- [TASK PROMPT] Output exactly the lines from the line containing "Write a Python" through the line containing "W, H = 1277, 598", inclusive, and omit any pictures.

- [Raw records]

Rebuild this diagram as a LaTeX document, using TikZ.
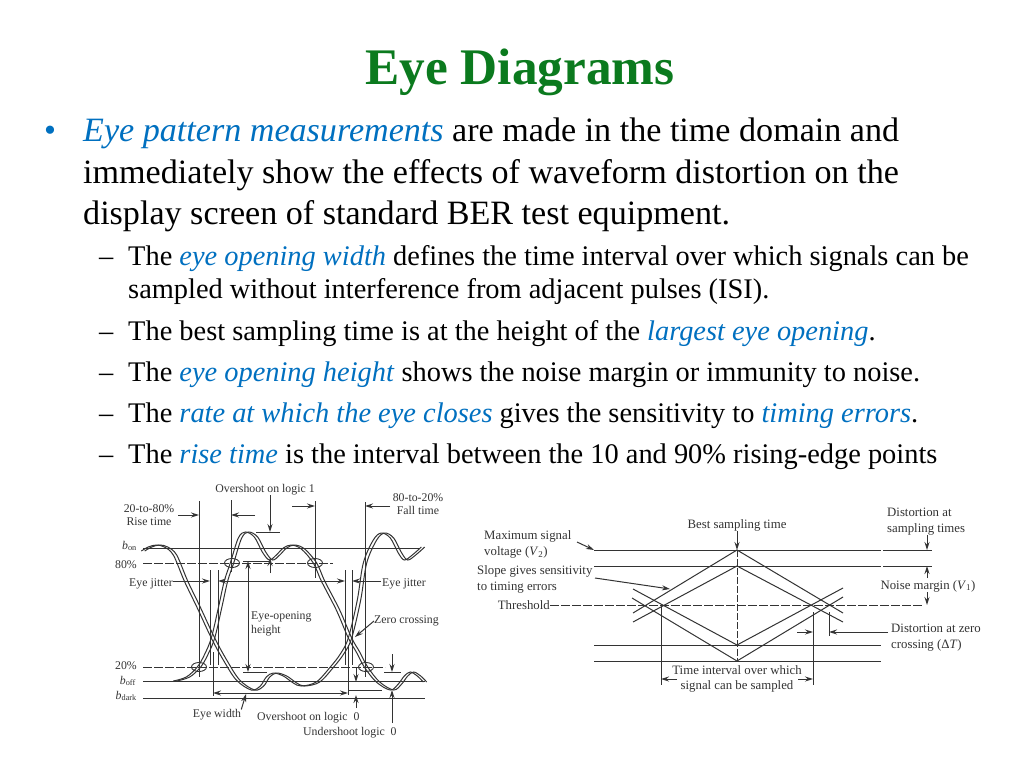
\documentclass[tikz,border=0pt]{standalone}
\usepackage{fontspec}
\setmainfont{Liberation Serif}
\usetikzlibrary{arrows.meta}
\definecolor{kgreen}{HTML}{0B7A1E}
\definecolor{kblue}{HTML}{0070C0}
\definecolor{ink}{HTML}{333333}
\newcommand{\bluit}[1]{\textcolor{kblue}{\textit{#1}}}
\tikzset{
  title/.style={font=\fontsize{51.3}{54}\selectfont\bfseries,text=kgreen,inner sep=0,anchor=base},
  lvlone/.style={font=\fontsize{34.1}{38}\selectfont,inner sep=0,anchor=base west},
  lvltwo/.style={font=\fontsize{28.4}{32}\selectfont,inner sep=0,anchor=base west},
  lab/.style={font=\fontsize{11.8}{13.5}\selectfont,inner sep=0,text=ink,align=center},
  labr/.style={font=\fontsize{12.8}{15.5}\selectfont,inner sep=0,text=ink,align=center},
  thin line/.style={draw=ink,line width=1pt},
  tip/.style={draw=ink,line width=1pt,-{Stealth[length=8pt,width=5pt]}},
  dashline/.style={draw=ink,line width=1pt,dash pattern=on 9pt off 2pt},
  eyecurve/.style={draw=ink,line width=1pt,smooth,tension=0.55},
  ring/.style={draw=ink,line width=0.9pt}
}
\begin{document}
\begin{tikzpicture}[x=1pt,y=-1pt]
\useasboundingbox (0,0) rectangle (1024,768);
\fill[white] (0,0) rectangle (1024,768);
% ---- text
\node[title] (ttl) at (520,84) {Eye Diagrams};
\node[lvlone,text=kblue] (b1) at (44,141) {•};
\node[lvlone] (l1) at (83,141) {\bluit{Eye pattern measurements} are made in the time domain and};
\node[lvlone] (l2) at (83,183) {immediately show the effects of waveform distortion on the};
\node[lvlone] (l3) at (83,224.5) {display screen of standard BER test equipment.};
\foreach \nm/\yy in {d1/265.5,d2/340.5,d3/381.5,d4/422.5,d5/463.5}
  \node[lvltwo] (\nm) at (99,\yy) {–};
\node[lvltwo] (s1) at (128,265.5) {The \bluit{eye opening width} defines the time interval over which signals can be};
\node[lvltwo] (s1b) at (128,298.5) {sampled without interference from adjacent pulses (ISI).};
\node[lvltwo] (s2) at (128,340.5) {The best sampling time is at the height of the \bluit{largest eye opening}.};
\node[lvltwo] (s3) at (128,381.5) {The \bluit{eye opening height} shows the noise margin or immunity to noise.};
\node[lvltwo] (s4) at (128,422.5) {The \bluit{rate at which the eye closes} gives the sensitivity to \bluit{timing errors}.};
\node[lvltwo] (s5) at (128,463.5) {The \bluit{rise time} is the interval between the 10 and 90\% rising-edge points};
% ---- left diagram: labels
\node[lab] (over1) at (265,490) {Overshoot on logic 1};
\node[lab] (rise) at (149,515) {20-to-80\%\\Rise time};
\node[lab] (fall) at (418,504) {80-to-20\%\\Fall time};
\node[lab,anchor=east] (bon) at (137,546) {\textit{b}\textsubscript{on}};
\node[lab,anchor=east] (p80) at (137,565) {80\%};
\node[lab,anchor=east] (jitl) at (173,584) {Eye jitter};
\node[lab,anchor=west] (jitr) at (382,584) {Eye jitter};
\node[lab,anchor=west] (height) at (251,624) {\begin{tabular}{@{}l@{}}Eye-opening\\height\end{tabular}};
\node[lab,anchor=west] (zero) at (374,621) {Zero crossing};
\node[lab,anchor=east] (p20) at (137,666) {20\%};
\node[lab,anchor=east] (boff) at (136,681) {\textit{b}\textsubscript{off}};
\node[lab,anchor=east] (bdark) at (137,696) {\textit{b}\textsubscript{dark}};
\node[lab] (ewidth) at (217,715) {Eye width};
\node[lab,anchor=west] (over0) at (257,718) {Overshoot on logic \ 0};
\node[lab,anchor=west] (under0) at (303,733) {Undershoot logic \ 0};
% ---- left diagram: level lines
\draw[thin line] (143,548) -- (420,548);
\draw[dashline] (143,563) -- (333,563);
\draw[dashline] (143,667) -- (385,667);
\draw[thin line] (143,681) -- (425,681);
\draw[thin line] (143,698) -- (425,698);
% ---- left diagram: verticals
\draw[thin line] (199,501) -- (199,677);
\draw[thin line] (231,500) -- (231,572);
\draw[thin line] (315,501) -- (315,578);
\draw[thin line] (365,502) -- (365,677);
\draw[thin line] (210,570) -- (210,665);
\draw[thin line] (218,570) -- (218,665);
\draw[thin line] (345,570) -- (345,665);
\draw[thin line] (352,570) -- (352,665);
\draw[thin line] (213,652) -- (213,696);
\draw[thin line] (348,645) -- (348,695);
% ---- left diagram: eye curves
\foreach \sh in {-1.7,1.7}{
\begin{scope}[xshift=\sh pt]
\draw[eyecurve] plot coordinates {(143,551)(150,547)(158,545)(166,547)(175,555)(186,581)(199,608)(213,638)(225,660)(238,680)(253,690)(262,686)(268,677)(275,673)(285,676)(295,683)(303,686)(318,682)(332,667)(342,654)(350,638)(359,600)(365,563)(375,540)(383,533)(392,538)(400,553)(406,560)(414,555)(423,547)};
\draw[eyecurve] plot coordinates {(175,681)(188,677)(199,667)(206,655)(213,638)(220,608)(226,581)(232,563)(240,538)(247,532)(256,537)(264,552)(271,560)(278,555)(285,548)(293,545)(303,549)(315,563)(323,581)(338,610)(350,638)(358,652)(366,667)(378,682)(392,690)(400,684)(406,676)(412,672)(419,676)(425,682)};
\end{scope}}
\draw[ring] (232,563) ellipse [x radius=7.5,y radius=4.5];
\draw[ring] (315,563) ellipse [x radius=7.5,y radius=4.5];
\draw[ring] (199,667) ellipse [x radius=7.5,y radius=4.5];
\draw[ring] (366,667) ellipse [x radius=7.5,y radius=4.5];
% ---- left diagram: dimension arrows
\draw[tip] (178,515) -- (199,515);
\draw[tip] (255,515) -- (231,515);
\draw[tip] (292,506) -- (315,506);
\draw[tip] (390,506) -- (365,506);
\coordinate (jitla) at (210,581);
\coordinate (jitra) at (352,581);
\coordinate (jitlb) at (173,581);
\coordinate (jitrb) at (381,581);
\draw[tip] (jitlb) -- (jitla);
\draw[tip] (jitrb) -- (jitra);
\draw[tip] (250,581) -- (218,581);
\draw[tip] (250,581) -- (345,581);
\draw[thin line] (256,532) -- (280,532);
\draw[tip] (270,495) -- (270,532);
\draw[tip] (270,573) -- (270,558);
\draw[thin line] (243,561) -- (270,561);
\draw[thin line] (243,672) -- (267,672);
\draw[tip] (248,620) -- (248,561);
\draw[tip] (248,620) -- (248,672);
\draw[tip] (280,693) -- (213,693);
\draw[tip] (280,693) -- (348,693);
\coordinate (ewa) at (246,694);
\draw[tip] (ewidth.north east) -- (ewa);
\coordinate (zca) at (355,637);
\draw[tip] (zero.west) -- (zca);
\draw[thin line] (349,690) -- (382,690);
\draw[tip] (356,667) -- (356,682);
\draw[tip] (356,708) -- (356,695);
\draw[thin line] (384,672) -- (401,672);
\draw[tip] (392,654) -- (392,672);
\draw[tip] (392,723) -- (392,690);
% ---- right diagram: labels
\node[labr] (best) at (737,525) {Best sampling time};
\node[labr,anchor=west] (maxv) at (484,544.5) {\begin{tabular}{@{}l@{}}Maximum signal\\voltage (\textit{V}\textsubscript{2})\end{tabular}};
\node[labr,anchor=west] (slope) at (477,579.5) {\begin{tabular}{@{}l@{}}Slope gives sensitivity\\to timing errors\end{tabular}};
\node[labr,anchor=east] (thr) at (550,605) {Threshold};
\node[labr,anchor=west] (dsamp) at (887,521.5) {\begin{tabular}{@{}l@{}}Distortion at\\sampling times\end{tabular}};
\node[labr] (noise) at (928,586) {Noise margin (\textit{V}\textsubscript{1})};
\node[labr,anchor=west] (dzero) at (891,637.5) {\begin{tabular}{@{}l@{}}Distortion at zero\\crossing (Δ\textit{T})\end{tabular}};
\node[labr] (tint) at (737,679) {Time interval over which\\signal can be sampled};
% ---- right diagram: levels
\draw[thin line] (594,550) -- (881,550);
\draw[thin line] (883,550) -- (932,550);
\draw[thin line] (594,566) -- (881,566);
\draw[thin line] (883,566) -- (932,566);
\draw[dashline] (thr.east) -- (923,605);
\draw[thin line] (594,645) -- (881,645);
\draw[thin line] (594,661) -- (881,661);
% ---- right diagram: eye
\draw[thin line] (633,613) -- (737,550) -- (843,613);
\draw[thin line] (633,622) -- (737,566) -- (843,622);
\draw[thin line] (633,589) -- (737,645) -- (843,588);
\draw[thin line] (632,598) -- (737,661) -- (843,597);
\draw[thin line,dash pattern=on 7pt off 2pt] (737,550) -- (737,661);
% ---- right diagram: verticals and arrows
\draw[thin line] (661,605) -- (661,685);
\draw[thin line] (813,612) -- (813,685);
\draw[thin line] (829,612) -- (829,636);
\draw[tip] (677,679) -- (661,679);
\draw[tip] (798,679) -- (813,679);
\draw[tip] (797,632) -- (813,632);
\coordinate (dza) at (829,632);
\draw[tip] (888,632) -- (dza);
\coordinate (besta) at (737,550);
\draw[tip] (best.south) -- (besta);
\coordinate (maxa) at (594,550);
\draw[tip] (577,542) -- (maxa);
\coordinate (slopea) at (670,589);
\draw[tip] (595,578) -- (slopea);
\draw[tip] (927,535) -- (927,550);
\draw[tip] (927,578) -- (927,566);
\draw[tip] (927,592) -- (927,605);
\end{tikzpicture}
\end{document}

--

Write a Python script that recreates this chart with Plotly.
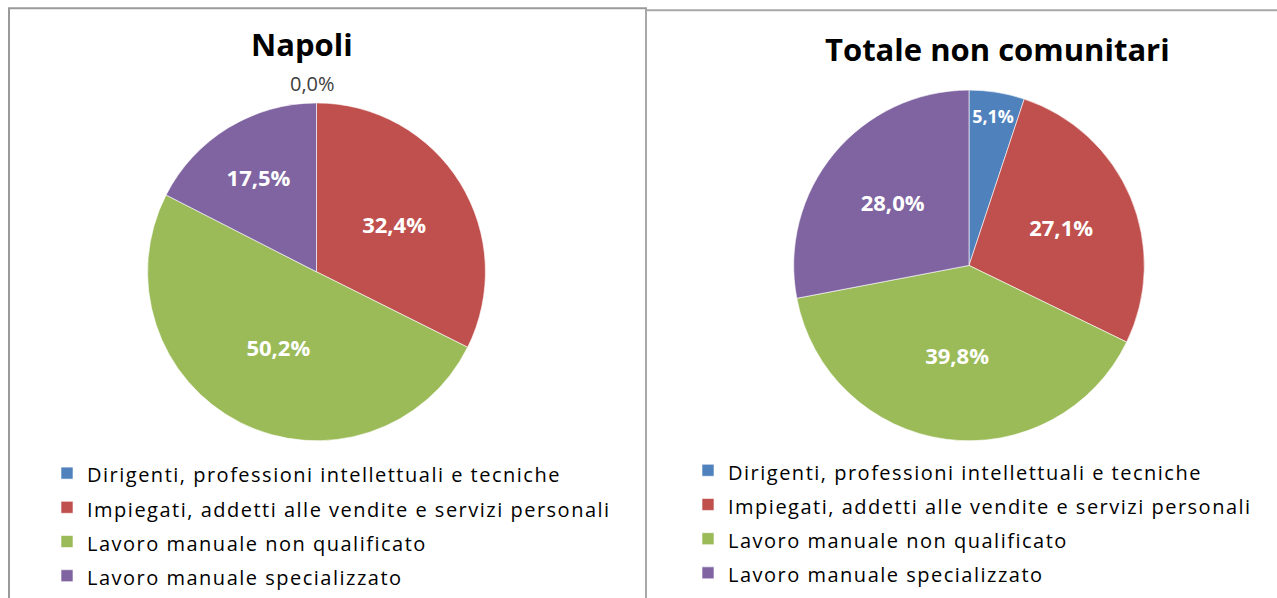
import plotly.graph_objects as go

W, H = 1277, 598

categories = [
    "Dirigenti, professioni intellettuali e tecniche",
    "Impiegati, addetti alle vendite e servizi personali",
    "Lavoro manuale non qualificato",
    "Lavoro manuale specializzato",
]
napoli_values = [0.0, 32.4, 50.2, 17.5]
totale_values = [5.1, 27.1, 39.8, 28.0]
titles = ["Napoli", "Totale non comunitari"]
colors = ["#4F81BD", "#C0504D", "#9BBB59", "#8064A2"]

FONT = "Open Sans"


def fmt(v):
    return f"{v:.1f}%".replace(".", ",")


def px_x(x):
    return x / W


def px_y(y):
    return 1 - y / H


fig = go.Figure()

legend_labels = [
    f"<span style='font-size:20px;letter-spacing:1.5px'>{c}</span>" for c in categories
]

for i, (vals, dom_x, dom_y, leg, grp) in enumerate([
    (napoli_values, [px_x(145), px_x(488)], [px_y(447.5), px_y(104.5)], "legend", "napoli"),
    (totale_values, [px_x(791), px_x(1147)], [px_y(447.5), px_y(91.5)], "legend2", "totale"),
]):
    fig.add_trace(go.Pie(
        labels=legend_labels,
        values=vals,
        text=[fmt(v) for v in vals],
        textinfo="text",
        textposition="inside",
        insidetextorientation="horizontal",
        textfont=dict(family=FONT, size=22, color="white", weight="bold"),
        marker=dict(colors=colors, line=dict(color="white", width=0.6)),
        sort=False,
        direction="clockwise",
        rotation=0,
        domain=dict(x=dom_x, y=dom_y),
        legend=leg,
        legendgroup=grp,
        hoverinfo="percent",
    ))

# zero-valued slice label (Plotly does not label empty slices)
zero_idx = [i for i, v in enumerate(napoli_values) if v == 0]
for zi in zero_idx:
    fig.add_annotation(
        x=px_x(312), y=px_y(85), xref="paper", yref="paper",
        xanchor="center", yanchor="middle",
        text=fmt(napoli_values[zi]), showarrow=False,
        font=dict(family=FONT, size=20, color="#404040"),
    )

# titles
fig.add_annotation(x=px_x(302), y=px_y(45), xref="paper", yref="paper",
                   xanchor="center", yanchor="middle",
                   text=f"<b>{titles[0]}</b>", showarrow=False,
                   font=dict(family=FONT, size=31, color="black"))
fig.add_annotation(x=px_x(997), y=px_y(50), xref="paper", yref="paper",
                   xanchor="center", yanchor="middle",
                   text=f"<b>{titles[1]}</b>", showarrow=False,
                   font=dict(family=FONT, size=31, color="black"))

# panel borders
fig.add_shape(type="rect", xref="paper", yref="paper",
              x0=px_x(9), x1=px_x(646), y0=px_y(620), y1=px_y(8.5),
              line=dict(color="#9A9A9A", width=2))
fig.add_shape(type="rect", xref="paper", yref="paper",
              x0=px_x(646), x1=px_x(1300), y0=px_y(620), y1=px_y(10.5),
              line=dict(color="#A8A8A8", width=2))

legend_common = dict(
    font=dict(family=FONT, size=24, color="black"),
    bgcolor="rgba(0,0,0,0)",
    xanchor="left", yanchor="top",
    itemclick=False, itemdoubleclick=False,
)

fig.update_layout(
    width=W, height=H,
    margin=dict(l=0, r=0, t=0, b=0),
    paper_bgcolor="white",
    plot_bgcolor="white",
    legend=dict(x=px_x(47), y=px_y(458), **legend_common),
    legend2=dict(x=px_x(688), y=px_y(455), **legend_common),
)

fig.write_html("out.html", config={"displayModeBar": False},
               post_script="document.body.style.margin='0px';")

- [COMPLETE OUTPUT]
Write a Python script that recreates this chart with Plotly.
import plotly.graph_objects as go

W, H = 1277, 598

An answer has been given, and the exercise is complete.